Johanna Rolland, maire PS de Nantes, est arrivée peu avant 2h30 aux Dervallières. « Mes premières pensées vont à ce jeune homme mort, à sa famille, à tous les habitants de ce quartier, de nos quartiers », a-t-elle déclaré.

« La police et la justice dans son indépendance devront faire la clarté et la plus totale des transparences sur ce qui s’est passé ce soir », « mais l’urgence ce soir, c’est l’appel au calme dans nos quartiers », a-t-elle martelé.

De son côté, le ministre de l’Intérieur Gérard Collomb « condamne avec la plus grande fermeté les violences et les inacceptables dégradations commises la nuit dernière dans plusieurs quartiers de Nantes, et s’associe aux appels au calme formulés ce matin par les élus et responsables locaux », a-t-il fait savoir dans un communiqué diffusé ce mercredi matin.

« Le ministre de l’Intérieur tient à rappeler qu’il appartient à la justice, et à la justice seule, de faire toute la lumière sur les circonstances qui ont conduit au décès d’un automobiliste à la suite d’un contrôle de police. », peut-on également y lire.

« A la suite de plusieurs agressions violentes impliquant des résidents du quartier de Breil le 28 juin dernier, le secteur faisait l’objet d’un dispositif de sécurisation renforcé avec l’appui des CRS. Cette nuit, les violences urbaines se sont également produites dans les quartiers de Malakoff et Dervallières, retenus pour être des quartiers de reconquête républicaine dès septembre prochain dans le cadre de la police de sécurité du quotidien », conclut le communiqué.

(Au mois de mai, plusieurs coups de feu ont été tirés dans le quartier du Breil et le 28 juin au soir, des tirs contre la façade d’un immeuble ont légèrement blessé une adolescente, selon « LeMonde. »)

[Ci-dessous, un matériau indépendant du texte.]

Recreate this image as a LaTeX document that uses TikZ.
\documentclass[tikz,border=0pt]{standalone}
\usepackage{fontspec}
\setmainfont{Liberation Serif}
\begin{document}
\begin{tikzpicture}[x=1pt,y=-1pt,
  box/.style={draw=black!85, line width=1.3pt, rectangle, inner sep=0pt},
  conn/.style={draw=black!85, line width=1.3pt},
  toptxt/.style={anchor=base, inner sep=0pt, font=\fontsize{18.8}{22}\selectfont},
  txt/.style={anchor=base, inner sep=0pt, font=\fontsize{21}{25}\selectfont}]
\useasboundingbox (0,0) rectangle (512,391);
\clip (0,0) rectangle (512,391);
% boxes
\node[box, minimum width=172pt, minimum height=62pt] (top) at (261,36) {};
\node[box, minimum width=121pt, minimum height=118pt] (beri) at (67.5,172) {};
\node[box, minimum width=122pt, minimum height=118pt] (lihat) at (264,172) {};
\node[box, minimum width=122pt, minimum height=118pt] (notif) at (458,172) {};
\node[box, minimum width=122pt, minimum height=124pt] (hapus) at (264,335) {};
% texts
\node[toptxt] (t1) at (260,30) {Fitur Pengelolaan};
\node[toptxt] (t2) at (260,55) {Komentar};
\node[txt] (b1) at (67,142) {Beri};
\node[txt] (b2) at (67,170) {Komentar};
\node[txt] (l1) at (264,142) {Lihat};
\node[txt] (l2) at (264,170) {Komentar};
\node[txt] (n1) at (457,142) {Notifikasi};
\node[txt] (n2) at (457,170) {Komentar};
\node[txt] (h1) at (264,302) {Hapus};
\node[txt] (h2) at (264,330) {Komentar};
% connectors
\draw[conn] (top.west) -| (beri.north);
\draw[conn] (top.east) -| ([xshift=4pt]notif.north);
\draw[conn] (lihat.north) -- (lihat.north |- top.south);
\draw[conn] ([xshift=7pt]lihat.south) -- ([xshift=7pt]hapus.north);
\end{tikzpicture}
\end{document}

Enfin, la ministre de la Justice, Nicole Belloubet, a également appelé au calme, assurant sur RTL que « l’Etat de droit sera pleinement respecté ». Elle a confirmé que le parquet et l’Inspection générale de la police nationale avaient été saisis, « pour que toute la lumière soit faite dans la plus totale transparence » sur la mort de ce jeune homme.